Apple's share price hit a record high last month of around $193 in June before dropping back, and this is above Morningstar equity analysts' fair value estimate of $175 a share. We believe that shares appear modestly overvalued and recommend prospective investors seek a wider margin of safety before investing.
Part of our concern over Apple's competitive advantage or moat relates to switching costs for customers within the iOS operating system. We believe that switching costs around are Apple's primary moat source, and while we believe such costs remain strong today, we don't necessarily believe these switching costs are strengthening.
Apple’s competitive advantage stems from its ability to package hardware, software, services, and third-party applications into sleek, intuitive, and appealing devices.
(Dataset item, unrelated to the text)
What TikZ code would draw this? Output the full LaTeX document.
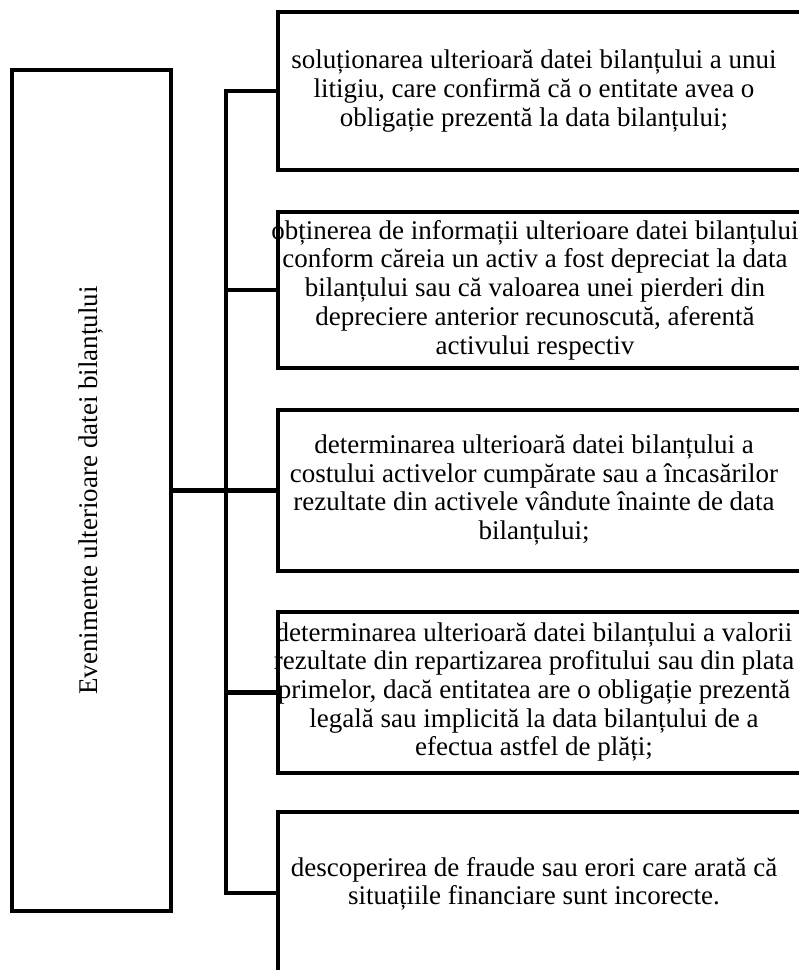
\documentclass[tikz,border=0pt]{standalone}
\usepackage{fontspec}
\setmainfont{Liberation Serif}
\begin{document}
\begin{tikzpicture}[x=1pt,y=-1pt,
  frame/.style={draw=black, line width=4.5pt, rectangle, inner sep=0pt, outer sep=0pt},
  wire/.style={draw=black, line width=4.5pt},
  caption/.style={align=center, inner sep=0pt, font=\fontsize{27}{28.7}\selectfont}]
  \clip (0,0) rectangle (799,970);
  \fill[white] (0,0) rectangle (799,970);

  % main (left) box with vertical title
  \node[frame, minimum width=159pt, minimum height=841pt] (main) at (91.5,490.5) {};
  \node[caption, rotate=90] (title) at (main.center) {Evenimente ulterioare datei bilanțului};

  % right-hand boxes (they run past the right edge)
  \node[frame, anchor=north west, minimum width=560pt, minimum height=158pt] (b1) at (278,12) {};
  \node[frame, anchor=north west, minimum width=560pt, minimum height=156pt] (b2) at (278,212) {};
  \node[frame, anchor=north west, minimum width=560pt, minimum height=161pt] (b3) at (278,410) {};
  \node[frame, anchor=north west, minimum width=560pt, minimum height=161pt] (b4) at (278,612) {};
  \node[frame, anchor=north west, minimum width=560pt, minimum height=162pt] (b5) at (278,812) {};

  % box texts
  \node[caption] (t1) at (534,91) {soluționarea ulterioară datei bilanțului a unui\\litigiu, care confirmă că o entitate avea o\\obligație prezentă la data bilanțului;};
  \node[caption] (t2) at (535,290) {obținerea de informații ulterioare datei bilanțului\\conform căreia un activ a fost depreciat la data\\bilanțului sau că valoarea unei pierderi din\\depreciere anterior recunoscută, aferentă\\activului respectiv};
  \node[caption] (t3) at (534,490) {determinarea ulterioară datei bilanțului a\\costului activelor cumpărate sau a încasărilor\\rezultate din activele vândute înainte de data\\bilanțului;};
  \node[caption] (t4) at (534,692) {determinarea ulterioară datei bilanțului a valorii\\rezultate din repartizarea profitului sau din plata\\primelor, dacă entitatea are o obligație prezentă\\legală sau implicită la data bilanțului de a\\efectua astfel de plăți;};
  \node[caption] (t5) at (534,884) {descoperirea de fraude sau erori care arată că\\situațiile financiare sunt incorecte.};

  % connectors
  \coordinate (hub) at (226,490.5);
  \coordinate (top) at (hub |- b1.west);
  \coordinate (bot) at (hub |- b5.west);
  \draw[wire] (main.east) -- (hub);
  \draw[wire] (b1.west) -- (top) -- (bot) -- (b5.west);
  \draw[wire] (hub |- b2.west) -- (b2.west);
  \draw[wire] (hub |- b3.west) -- (b3.west);
  \draw[wire] (hub |- b4.west) -- (b4.west);
\end{tikzpicture}
\end{document}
This expertise enables the firm to capture a premium on its hardware, unlike most of its peers.
Despite its admirable reputation, loyal customer base, and bevy of unique products, the consumer hardware space can be unforgiving to firms unable to consistently satiate the customer’s appetite for more features. Given the short product cycles of Apple’s products and army of firms targeting its dominance, we do not believe Apple has a wide economic moat, or strong competitive advantage.
Strong Growth Expected in 2018
Nevertheless, the firm’s ability to package hardware, software, services, and third-party applications into sleek, intuitive, and appealing devices remains very difficult to replicate. The robustness of Apple’s iPhone business, which we deem the most important for Apple, can be exemplified by its legion of loyal customers. 80% of US-based iPhone users said they planned to remain loyal to future Apple devices in an August 2017 survey by marketing platform Fluent.
We also see stable customer satisfaction trends, as we have not seen a significant dip that would give us concern that customers are seeking to flee the iOS ecosystem. We believe many iPhone users' foray into smartphones was via the iPhone, with familiarity of iOS preventing users from switching to Android, similar to incumbent software like Microsoft Office.
Following a solid rebound 2017 where Apple enjoyed healthy sales of iPhones, Macs, services, and other products, we think the firm is poised for stellar revenue growth of 13% in the 2018 financial year thanks to the iPhone X and iPhone 8 launches at higher average selling prices than prior iPhones. Meanwhile, both services and other products, including AirPods and Apple Watch, will grow 21% and 31%, respectively. While we foresee a slowdown in iPhone spending in the 2019 and 2020 financial years, we think the smartphone titan will deliver medium-term revenue growth in the mid-single digits.